* **EXERCISE PROMPT**
Copy the first line of the entries below and every line after it through the line containing "from matplotlib.lines import Line2D". Do not include pictures.

* **TASK MATERIAL**
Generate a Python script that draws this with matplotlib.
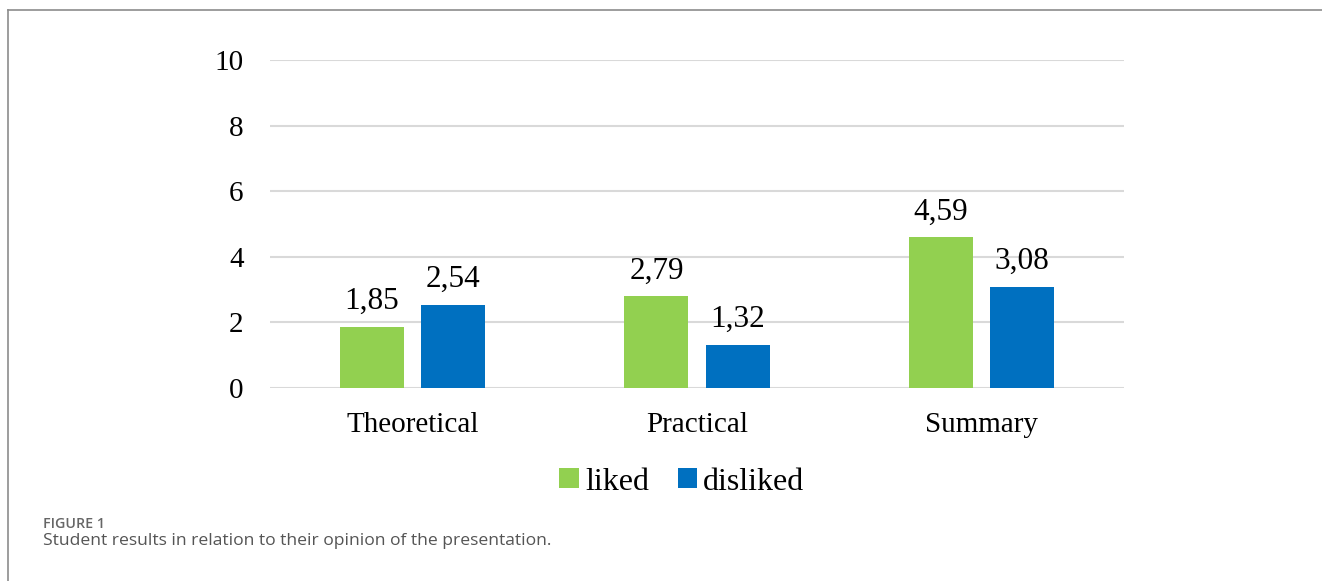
import matplotlib
matplotlib.use('Agg')
import matplotlib.pyplot as plt
import numpy as np
from matplotlib.lines import Line2D

categories = ['Theoretical', 'Practical', 'Summary']
liked = [1.85, 2.79, 4.59]
disliked = [2.54, 1.32, 3.08]
series_names = ['liked', 'disliked']
y_ticks = [0, 2, 4, 6, 8, 10]

green = '#92D050'
blue = '#0070C0'
serif = 'Liberation Serif'

W, H = 1322, 581
fig = plt.figure(figsize=(W / 100, H / 100), dpi=100)
ax = fig.add_axes([270 / W, 1 - 388 / H, (1124 - 270) / W, (388 - 60) / H])

x = np.arange(len(categories))
width = 0.225
gap = 0.06
b1 = ax.bar(x - (width + gap) / 2, liked, width, color=green, zorder=3, label=series_names[0])
b2 = ax.bar(x + (width + gap) / 2, disliked, width, color=blue, zorder=3, label=series_names[1])

for bars, vals in [(b1, liked), (b2, disliked)]:
    for rect, v in zip(bars, vals):
        ax.annotate(f'{v:.2f}'.replace('.', ','),
                    (rect.get_x() + rect.get_width() / 2, v),
                    xytext=(0, 8), textcoords='offset points',
                    ha='center', va='bottom', fontsize=22.5, family=serif)

ax.set_xlim(-0.5, len(categories) - 0.5)
ax.set_ylim(0, 10)
ax.set_yticks(y_ticks)
ax.set_yticklabels([str(t) for t in y_ticks], fontsize=21, family=serif)
ax.set_xticks(x)
ax.set_xticklabels(categories, fontsize=21, family=serif)
ax.tick_params(axis='y', length=0, pad=19)
ax.tick_params(axis='x', length=0, pad=17)
ax.grid(axis='y', color='#d9d9d9', linewidth=1.5, zorder=0)
for s in ax.spines.values():
    s.set_visible(False)

leg = fig.legend(handles=[b1, b2], loc='center', bbox_to_anchor=(682 / W, 1 - 482 / H),
                 ncol=2, frameon=False, handlelength=0.6, handleheight=0.6,
                 handletextpad=0.2, columnspacing=0.9,
                 prop={'family': serif, 'size': 23})

# frame around the figure panel (top and left edges)
fig.add_artist(Line2D([8 / W, 1.0], [1 - 10 / H, 1 - 10 / H], color='#8c8c8c', linewidth=1.2))
fig.add_artist(Line2D([8 / W, 8 / W], [0.0, 1 - 10 / H], color='#8c8c8c', linewidth=1.2))

fig.text(43 / W, 1 - 524 / H, 'FIGURE 1', fontsize=10.3, color='#666666',
         family='Open Sans', fontweight='semibold', va='center', ha='left')
fig.text(43 / W, 1 - 541 / H, 'Student results in relation to their opinion of the presentation.',
         fontsize=12.6, color='#555555', family='Open Sans', va='center', ha='left')

fig.savefig('out.png', dpi=100)
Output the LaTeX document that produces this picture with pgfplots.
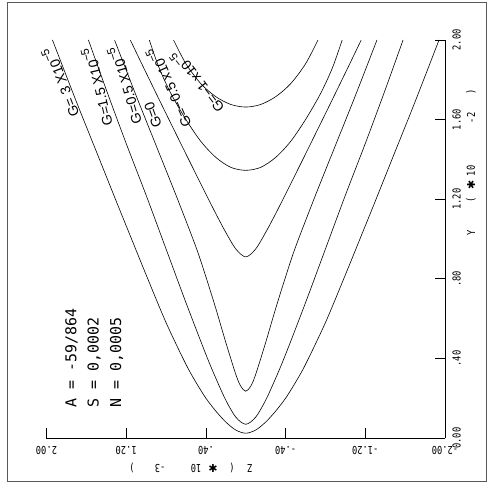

* **SOLUTION**
Generate a Python script that draws this with matplotlib.
import matplotlib
matplotlib.use('Agg')
import matplotlib.pyplot as plt
import numpy as np
from matplotlib.lines import Line2D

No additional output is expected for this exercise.